Beberapa analis internasional bahkan menyampaikan bahwa potensi kejatuhan Evergrande dapat memicu krisis global sebagaimana runtuhnya Lehman Brothers pada tahun 2008 lalu. Namun, tidak sedikit pula yang berpendapat bahwa kasus Evergrande berbeda dengan Lehman. Sebagai perbandingan, total utang Evergrande yang mencapai US$300 triliun itu “hanya” sekitar setengah dari skala gagal bayar Lehman Brothers yang mencapai sekitar US$ 620 triliun. Dan meskipun Evergrande memiliki masalah likuiditas akut, namun masih memiliki aset properti fisik yang dapat dinegosiasikan sebagai underlying.

Sementara itu, analis Goldman Sachs mengatakan, struktur perusahaan menjadi penyebab lain krisis keuangan Evergrande. Perusahaan pun menjadi kesulitan merumuskan proses pemulihan. “(Bisnis) Evegrande Group yang rumit serta kurangnya informasi yang memadai tentang aset dan kewajiban perusahaan (menjadi penyebab lain permasalahan perusahaan),” tulis analis Goldman Sachs dalam catatan mereka. Upaya yang dilakukan Evergrande yang mengalami gagal bayar atas surat utangnya yaitu Evergrande telah berhasil mengumpulkan dana senilai US$ 1,5 miliar atau sekitar Rp 21,3 triliun ,(dengan kurs Rp 14.200/dolar AS).
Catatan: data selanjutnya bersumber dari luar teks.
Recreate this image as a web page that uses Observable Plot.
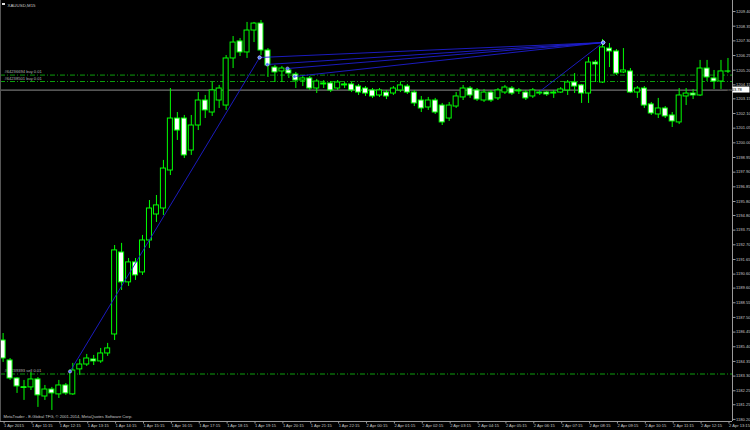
<!DOCTYPE html>
<html><head><meta charset="utf-8">
<script src="https://cdn.jsdelivr.net/npm/d3@7"></script>
<script src="https://cdn.jsdelivr.net/npm/@observablehq/plot@0.6"></script>
<style>
html,body{margin:0;padding:0;background:#000;}
#chart{position:relative;width:750px;height:430px;overflow:hidden;background:#000;}
</style></head><body><div id="chart"></div>
<script>
const symbolTitle = "XAUUSD,M15";
const copyright = "MetaTrader - E-Global TFG, \u00a9 2001-2014, MetaQuotes Software Corp.";

const opens = [
1185.85,1184.42,1183.13,1182.50,1182.49,1183.06,1181.84,1182.34,1181.99,1182.63,
1181.99,1183.78,1184.13,1184.49,1184.35,1184.92,1186.28,1192.15,1190.01,1191.44,
1190.72,1193.01,1194.87,1195.30,1198.02,1201.74,1201.74,1199.45,1201.24,1203.03,
1202.17,1203.03,1202.67,1206.04,1207.26,1206.47,1208.04,1208.54,1206.61,1205.39,
1205.11,1205.18,1204.89,1204.46,1204.61,1203.89,1204.18,1204.25,1203.89,1204.18,
1204.18,1204.03,1203.89,1203.75,1203.39,1203.60,1203.53,1203.75,1204.03,1203.60,
1203.03,1202.53,1203.03,1202.67,1201.74,1202.60,1203.25,1203.89,1203.75,1203.03,
1203.60,1203.18,1203.60,1203.89,1203.75,1203.60,1203.32,1203.53,1203.60,1203.53,
1203.60,1203.75,1204.32,1204.11,1203.53,1205.75,1204.32,1206.75,1206.54,1205.04,
1205.11,1203.60,1203.89,1202.75,1202.03,1202.46,1201.96,1201.46,1203.32,1203.53,
1203.39,1205.32,1204.61,1204.39,1205.11];
const highs = [
1186.35,1184.56,1183.20,1182.99,1183.56,1183.20,1182.63,1182.49,1182.99,1182.77,
1184.21,1184.49,1184.85,1184.78,1185.28,1185.64,1192.65,1192.80,1191.72,1191.72,
1193.37,1195.87,1196.23,1198.74,1203.89,1202.17,1201.96,1201.96,1203.60,1203.39,
1204.32,1204.11,1206.25,1207.61,1207.47,1208.62,1208.62,1208.76,1206.75,1205.54,
1205.47,1205.32,1205.04,1204.82,1204.75,1204.54,1204.46,1204.39,1204.46,1204.32,
1204.32,1204.18,1204.03,1203.89,1203.89,1203.75,1204.03,1204.32,1204.18,1203.75,
1203.32,1203.25,1203.18,1202.82,1202.89,1203.60,1204.11,1204.03,1203.89,1203.82,
1203.75,1203.89,1204.11,1204.03,1203.89,1203.75,1203.89,1203.75,1203.68,1203.75,
1203.96,1204.46,1204.96,1204.18,1206.11,1205.90,1207.40,1207.11,1206.68,1206.75,
1205.32,1204.03,1204.03,1202.89,1203.18,1202.60,1202.17,1203.89,1203.89,1203.82,
1205.90,1205.90,1205.18,1205.90,1206.04];
const lows = [
1184.28,1182.99,1182.06,1181.56,1182.27,1181.06,1181.56,1180.84,1181.70,1181.92,
1181.92,1183.35,1183.99,1184.06,1184.21,1184.71,1185.85,1189.43,1189.72,1190.15,
1190.51,1192.44,1194.30,1194.80,1197.66,1200.17,1198.88,1199.10,1200.88,1201.74,
1201.89,1202.46,1202.32,1205.32,1206.18,1206.04,1207.18,1206.25,1204.68,1204.32,
1204.32,1204.61,1203.89,1204.03,1203.75,1203.53,1203.89,1203.60,1203.75,1203.89,
1203.60,1203.39,1203.32,1203.18,1203.25,1203.10,1203.39,1203.60,1203.46,1202.60,
1202.17,1202.32,1202.03,1201.24,1201.53,1202.46,1203.03,1203.18,1202.96,1202.89,
1202.89,1203.03,1203.46,1203.39,1203.46,1203.03,1203.18,1203.39,1203.32,1203.18,
1203.53,1203.39,1203.53,1202.82,1202.82,1204.32,1204.25,1205.39,1204.82,1204.96,
1203.53,1203.18,1202.46,1201.96,1201.74,1201.74,1201.10,1201.31,1202.67,1203.10,
1203.32,1204.39,1203.82,1203.82,1204.96];
const closes = [
1184.56,1183.13,1182.56,1182.45,1183.06,1181.92,1182.34,1182.06,1182.63,1182.06,
1183.70,1184.13,1184.56,1184.35,1184.92,1185.28,1192.30,1190.01,1191.44,1190.51,
1193.01,1195.30,1195.52,1198.16,1201.74,1200.88,1199.10,1201.24,1203.03,1202.32,
1203.75,1203.89,1206.04,1207.18,1206.47,1208.04,1208.54,1206.61,1205.54,1205.04,
1205.32,1204.96,1204.46,1204.61,1203.89,1204.39,1204.25,1203.75,1204.32,1204.11,
1203.75,1203.60,1203.53,1203.32,1203.75,1203.32,1203.89,1204.11,1203.60,1202.82,
1202.46,1203.03,1202.17,1201.46,1202.67,1203.32,1203.89,1203.39,1203.10,1203.60,
1203.03,1203.75,1203.96,1203.53,1203.68,1203.18,1203.75,1203.60,1203.46,1203.60,
1203.82,1204.32,1204.03,1203.53,1205.75,1205.61,1206.83,1206.54,1204.96,1205.18,
1203.60,1203.89,1202.67,1202.10,1202.46,1201.89,1201.53,1203.39,1203.53,1203.39,
1205.32,1204.68,1204.39,1205.11,1205.10];

const timeTickBars = [0,4,8,12,16,20,24,28,32,36,40,44,48,52,56,60,64,68,72,76,80,84,88,92,96,100,104];
const timeTickLabels = ["1 Apr 2015","1 Apr 11:15","1 Apr 12:15","1 Apr 13:15","1 Apr 14:15","1 Apr 15:15",
"1 Apr 16:15","1 Apr 17:15","1 Apr 18:15","1 Apr 19:15","1 Apr 20:15","1 Apr 21:15","1 Apr 22:15",
"2 Apr 00:15","2 Apr 01:15","2 Apr 02:15","2 Apr 03:15","2 Apr 04:15","2 Apr 05:15","2 Apr 06:15",
"2 Apr 07:15","2 Apr 08:15","2 Apr 09:15","2 Apr 10:15","2 Apr 11:15","2 Apr 12:15","2 Apr 13:15"];

const priceTicks = [1209.40,1208.35,1207.30,1206.25,1205.20,1204.15,1203.15,1202.10,1201.05,1200.00,
1198.95,1197.90,1196.85,1195.80,1194.80,1193.75,1192.70,1191.65,1190.60,1189.60,1188.55,1187.50,
1186.45,1185.40,1184.35,1183.30,1182.25,1181.25,1180.20];

const orderPrices = [1204.85, 1204.39, 1183.45];
const orderLabels = ["#64236694 buy 0.01", "#64238501 buy 0.01", "#63239393 sell 0.01"];

// closed trades: open bar/price -> close bar/price
const tradeOpenBar = [9.6, 36.8, 37.9, 40.8, 41.8, 77.0];
const tradeOpenPrice = [1183.63, 1206.11, 1205.61, 1205.32, 1204.75, 1203.68];
const tradeCloseBar = [36.8, 86.1, 86.1, 86.1, 86.1, 86.1];
const tradeClosePrice = [1206.11, 1207.18, 1207.18, 1207.18, 1207.18, 1207.18];
const tradeMarked = [true, true, true, true, true, false];

const bidPrice = 1203.78;

// ---- build tables
const candles = opens.map((o, i) => ({i, o, h: highs[i], l: lows[i], c: closes[i], up: closes[i] >= o}));
const trades = tradeOpenBar.map((b, k) => ({x1: b, y1: tradeOpenPrice[k], x2: tradeCloseBar[k], y2: tradeClosePrice[k], m: tradeMarked[k]}));
const tradePoints = trades.filter(t => t.m).flatMap(t => [{x: t.x1, y: t.y1}, {x: t.x2, y: t.y2}]);
const orders = orderPrices.map((p, k) => ({p, label: orderLabels[k]}));
const tickLabelOf = new Map(timeTickBars.map((b, k) => [b, timeTickLabels[k]]));

const FONT = "'Liberation Sans', Arial, sans-serif";
const FS = 4.1;
const GREEN = "#00ff00";
const AXIS = "#9a9a9a";
const TXT = "#c8c8c8";

const plot = Plot.plot({
  width: 750, height: 430,
  marginLeft: 0, marginRight: 18, marginTop: 0, marginBottom: 9,
  style: {background: "#000", color: TXT, fontFamily: FONT, fontSize: FS + "px"},
  x: {domain: [-0.373, 104.65], axis: null},
  y: {domain: [1180.05, 1210.19], axis: null},
  marks: [
    // order levels
    Plot.ruleY(orders, {y: "p", stroke: "#0c9c0c", strokeWidth: 1, strokeDasharray: "5,2,1,2"}),
    Plot.text(orders, {y: "p", frameAnchor: "left", text: "label", dx: 4, dy: -3.2, fill: "#b4b4b4", fontSize: FS, textAnchor: "start"}),
    // bid line
    Plot.ruleY([bidPrice], {stroke: "#707070", strokeWidth: 1.2}),
    // wicks
    Plot.ruleX(candles, {x: "i", y1: "l", y2: "h", stroke: GREEN, strokeWidth: 1}),
    // bodies
    Plot.rect(candles, {x1: d => d.i - 0.36, x2: d => d.i + 0.36, y1: "o", y2: "c",
      fill: d => d.up ? "#000" : "#fff", stroke: GREEN, strokeWidth: 1}),
    // trade lines
    Plot.link(trades, {x1: "x1", y1: "y1", x2: "x2", y2: "y2", stroke: "#1e1ed2", strokeWidth: 0.9}),
    Plot.dot(tradePoints, {x: "x", y: "y", r: 1.6, fill: "#4a6cff", stroke: "#dfe6ff", strokeWidth: 0.5}),
    // frame: right + bottom
    Plot.ruleX([104.65], {stroke: AXIS, strokeWidth: 1}),
    Plot.ruleY([1180.05], {stroke: AXIS, strokeWidth: 1}),
    Plot.ruleX([-0.373], {stroke: "#555", strokeWidth: 1}),
    // axes
    Plot.axisY({anchor: "right", ticks: priceTicks, tickSize: 2.5, tickPadding: 1,
      tickFormat: d => d.toFixed(2), fontSize: FS, stroke: AXIS, fill: TXT}),
    Plot.axisX({anchor: "bottom", ticks: timeTickBars, tickSize: 2.5, tickPadding: 0.5,
      tickFormat: b => tickLabelOf.get(b), textAnchor: "start", dx: 1, fontSize: FS, stroke: AXIS, fill: TXT}),
    // titles
    Plot.text([symbolTitle], {frameAnchor: "top-left", dx: 7, dy: 3, text: d => d, fill: TXT, fontSize: 4.4, textAnchor: "start"}),
    Plot.text([copyright], {frameAnchor: "bottom-left", dx: 3, dy: -4, text: d => d, fill: TXT, fontSize: FS, textAnchor: "start"})
  ]
});

// bid price box on the right axis
const ySc = plot.scale("y");
const yb = ySc.apply(bidPrice);
const svg = d3.select(plot);
svg.append("rect").attr("x", 732.5).attr("y", yb - 3).attr("width", 17).attr("height", 6).attr("fill", "#fff");
svg.append("text").attr("x", 734.5).attr("y", yb + 1.5).attr("font-size", FS).attr("fill", "#000")
  .attr("font-family", FONT).text(bidPrice.toFixed(2));
// symbol icon
svg.append("rect").attr("x", 2).attr("y", 3).attr("width", 3).attr("height", 2).attr("fill", "#ddd");

document.getElementById("chart").appendChild(plot);
</script>
</body></html>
Dana ini berhasil didapatkan olehnya setelah mereka setuju untuk menjual sebagian sahamnya anak usahanya namun dana jumbo itu belum cukup untuk melunasi kewajiban surat utangnya yang akan jatuh tempo. Dengan kondisi gagal bayar tersebut justru menurunkan tingkat kepercayaan pemegang saham perusahaan dan publik kepada emiten terkait. Para analis sejauh ini mengharapkan agar pemerintah China campur tangan untukmembatasi dampak jika Evergrande gagal bayar. Selain itu, mereka juga telah meminta agar
otoritas bisa mengawasi dengan ketat persoalan Evergrande.